EUwarn (proper spelling: EUWARN) – also KATWARN international – is a European warning and information system according to Article 110 EU Directive (EU) 2018/1972.

EUwarn / Katwarn-international is used by the European Commission in Brussels and Luxembourg and by the Austrian Federal Ministry of the Interior to inform affected target groups via smartphone app in dangerous situations (e.g., major fires, power outages, terrorist attacks, or pandemics).

The system is technically based on the KATWARN warning system, which has been in use in Germany since 2011, and is networked through roaming technology.

Functionality

Receiving alerts (multi-channel technology) 
In order to disseminate warnings to internal and external target groups, EUwarn uses digitally networked communication channels (EUwarn app, on-board computers, smarthome, wearables, displays, portals, etc.) – so-called "multi-channel." The EUwarn system is a multi-channel system.

In addition, the system can be used to communicate via different channels in order to best reach target groups (local and area warnings, group and authority warnings, topic and info channels).

Since EUwarn is based on Katwarn technology, which is widely used in Germany, and is roaming-enabled, the Katwarn app can also be used to receive EUwarn alerts.

Issuing Warnings (multi-hazard technology) 
Through the use of international standards (e.g. CAP - common alerting protocol) and a secure editorial and administration platform, control centers and security centers as well as external information systems (e.g. for severe weather, floods, earthquakes, "predictive policing") can be connected to the system – so-called "multi-hazard".

Warnings and warning channels can be created and sent via the editorial and administration platform, and comprehensive administrative actions can be carried out (language selection, event and area configurations, etc.).

Multilingualism 
EUwarn is multi-language capable, i.e. depending on the system settings of the smartphone, the app displays warnings in the respective language or – as default – in English. Templates for different languages can be prepared and, if necessary, automatically activated.

Technology 
Developed by of the Fraunhofer Society, EUwarn is subject to constant further development in exchange with authorities, security organizations and industry. In doing so, the principles of "privacy by design" and "privacy by default" as well as the requirements of the General Data Protection Regulation (GDPR) are followed consistently.

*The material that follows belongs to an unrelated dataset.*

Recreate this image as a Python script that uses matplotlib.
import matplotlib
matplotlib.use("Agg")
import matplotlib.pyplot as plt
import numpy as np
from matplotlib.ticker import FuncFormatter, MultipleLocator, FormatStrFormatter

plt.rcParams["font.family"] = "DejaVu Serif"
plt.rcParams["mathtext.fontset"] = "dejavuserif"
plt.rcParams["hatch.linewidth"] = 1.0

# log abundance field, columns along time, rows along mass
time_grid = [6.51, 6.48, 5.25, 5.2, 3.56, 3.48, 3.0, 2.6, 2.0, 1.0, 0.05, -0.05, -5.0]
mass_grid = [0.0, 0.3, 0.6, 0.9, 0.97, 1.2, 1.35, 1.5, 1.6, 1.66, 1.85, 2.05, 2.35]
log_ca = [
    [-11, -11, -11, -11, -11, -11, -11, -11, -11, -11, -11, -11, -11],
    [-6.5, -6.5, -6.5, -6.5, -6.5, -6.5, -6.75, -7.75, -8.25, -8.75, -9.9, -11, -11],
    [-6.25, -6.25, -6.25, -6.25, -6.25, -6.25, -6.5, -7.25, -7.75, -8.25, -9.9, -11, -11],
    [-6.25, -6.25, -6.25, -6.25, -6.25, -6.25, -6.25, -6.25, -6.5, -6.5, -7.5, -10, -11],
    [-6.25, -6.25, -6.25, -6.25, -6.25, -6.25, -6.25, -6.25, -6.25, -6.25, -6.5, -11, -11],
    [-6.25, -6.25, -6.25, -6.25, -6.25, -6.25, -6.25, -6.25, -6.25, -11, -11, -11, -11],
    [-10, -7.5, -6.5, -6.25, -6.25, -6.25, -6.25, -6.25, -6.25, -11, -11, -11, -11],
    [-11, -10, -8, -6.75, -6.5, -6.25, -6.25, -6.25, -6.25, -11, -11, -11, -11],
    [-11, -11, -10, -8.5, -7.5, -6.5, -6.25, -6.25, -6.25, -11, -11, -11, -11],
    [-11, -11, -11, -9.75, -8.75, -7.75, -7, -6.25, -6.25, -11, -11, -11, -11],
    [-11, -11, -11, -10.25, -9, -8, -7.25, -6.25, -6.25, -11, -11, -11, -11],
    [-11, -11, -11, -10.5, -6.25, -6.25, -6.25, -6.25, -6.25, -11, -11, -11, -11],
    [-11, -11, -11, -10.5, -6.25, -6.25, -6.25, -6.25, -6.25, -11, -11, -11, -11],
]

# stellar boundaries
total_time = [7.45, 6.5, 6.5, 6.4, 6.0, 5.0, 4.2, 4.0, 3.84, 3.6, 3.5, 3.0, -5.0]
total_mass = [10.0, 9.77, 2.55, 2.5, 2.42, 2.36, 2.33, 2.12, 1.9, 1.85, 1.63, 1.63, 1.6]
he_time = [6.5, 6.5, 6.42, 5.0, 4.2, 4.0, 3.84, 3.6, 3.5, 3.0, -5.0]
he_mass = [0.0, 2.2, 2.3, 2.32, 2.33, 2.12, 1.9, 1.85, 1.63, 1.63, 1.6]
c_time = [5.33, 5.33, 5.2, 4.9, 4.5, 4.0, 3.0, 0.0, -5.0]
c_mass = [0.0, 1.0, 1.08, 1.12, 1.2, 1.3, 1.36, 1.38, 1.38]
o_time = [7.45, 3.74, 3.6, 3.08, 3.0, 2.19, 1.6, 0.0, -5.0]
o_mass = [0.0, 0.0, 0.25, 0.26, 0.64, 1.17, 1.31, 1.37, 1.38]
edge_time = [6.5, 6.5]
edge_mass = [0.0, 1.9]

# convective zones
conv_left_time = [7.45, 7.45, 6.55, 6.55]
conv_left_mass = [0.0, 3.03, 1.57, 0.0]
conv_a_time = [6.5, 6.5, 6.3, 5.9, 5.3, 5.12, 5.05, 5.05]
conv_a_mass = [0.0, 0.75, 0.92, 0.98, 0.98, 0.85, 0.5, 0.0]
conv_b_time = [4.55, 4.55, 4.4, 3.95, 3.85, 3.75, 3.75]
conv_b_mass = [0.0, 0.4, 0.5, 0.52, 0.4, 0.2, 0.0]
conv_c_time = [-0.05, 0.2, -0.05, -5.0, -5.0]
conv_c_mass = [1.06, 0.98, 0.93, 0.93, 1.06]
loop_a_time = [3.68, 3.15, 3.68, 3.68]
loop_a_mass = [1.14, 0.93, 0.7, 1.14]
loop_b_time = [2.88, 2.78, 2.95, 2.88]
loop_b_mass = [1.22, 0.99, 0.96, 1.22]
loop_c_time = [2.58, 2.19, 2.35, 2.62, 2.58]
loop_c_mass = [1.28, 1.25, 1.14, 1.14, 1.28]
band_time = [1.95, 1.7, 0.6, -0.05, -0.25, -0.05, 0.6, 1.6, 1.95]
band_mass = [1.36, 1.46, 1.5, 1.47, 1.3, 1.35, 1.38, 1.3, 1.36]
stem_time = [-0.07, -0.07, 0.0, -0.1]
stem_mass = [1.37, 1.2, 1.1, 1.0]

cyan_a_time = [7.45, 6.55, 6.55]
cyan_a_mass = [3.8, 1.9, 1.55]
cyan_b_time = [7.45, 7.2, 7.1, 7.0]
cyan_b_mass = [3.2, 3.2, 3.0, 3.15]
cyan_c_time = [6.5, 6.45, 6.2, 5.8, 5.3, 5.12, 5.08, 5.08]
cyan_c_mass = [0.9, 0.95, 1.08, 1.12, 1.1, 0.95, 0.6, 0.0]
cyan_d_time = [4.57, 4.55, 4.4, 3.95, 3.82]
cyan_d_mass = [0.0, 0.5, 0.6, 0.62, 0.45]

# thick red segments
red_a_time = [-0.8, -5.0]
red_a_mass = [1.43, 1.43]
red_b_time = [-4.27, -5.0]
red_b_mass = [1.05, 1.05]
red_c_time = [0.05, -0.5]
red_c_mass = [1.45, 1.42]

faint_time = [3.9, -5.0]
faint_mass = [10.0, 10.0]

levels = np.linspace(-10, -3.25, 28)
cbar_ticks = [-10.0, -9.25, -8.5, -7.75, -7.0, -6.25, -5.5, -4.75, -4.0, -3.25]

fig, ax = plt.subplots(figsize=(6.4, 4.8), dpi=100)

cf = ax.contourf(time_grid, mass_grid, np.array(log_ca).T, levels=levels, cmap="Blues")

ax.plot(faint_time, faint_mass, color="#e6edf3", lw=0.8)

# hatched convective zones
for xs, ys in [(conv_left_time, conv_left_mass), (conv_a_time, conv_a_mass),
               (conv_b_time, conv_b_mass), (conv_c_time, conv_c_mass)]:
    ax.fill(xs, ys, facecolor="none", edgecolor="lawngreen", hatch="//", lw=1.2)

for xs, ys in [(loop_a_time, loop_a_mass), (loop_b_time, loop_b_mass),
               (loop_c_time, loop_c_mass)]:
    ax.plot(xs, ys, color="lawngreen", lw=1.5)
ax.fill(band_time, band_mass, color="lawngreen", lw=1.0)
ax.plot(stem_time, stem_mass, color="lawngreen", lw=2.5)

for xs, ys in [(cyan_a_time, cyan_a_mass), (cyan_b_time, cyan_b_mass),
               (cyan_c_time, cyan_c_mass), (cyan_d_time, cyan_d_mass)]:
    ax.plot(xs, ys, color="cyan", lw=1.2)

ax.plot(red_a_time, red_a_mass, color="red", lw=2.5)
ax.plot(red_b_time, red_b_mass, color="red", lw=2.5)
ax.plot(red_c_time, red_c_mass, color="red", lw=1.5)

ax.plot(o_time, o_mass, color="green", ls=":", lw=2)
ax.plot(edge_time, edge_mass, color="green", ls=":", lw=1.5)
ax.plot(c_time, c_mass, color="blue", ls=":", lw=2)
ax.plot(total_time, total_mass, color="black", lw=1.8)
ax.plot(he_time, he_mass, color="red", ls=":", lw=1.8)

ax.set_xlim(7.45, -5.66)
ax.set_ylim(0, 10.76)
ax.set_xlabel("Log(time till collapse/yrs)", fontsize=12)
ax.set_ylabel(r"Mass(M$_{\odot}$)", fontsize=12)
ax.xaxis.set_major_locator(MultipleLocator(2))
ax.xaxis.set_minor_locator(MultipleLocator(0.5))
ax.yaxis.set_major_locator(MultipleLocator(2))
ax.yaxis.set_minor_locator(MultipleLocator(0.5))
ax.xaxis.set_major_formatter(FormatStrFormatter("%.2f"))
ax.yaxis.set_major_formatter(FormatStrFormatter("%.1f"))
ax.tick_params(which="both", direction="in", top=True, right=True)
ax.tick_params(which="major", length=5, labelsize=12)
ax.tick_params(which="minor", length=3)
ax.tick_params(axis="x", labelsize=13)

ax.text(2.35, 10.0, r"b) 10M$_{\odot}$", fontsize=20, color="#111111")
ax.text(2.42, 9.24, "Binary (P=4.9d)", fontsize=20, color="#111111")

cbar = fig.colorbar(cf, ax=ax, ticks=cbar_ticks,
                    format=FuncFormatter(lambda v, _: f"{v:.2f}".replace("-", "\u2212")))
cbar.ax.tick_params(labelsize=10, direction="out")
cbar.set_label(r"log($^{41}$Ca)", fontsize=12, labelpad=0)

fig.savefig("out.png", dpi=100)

The EUwarn system, like the Katwarn system, is based on a microservice infrastructure. This exists decentralized on several servers and thus allows for a fast and reliable distribution of warnings.

Warnings are primarily distributed via the smartphone-app, but email and SMS can be used as additional warning channels.

Tsunami drill 
The European Commission's evaluation of a tsunami drill on the island of Kos shows that Katwarn-international is crucial for quickly warning those affected. During the 2019 drill, Katwarn-international was the only warning app used, along with other warning channels such as sirens, scoreboards and loudspeakers.

On November 21, 2019, the European Commission's Joint Research Centre (JRC) tested technology and procedures from the EU Tsunami Last Mile project. During the drill, EUwarn (or Katwarn-international) was used to send a tsunami warning to the participants and give them instructions on how to evacuate. The evaluation showed that a complete dissemination of the warning message was only possible by using Katwarn. For example, since sirens could not be heard in classrooms, the only way to reach a school class was through the Katwarn app on a teacher's smartphone.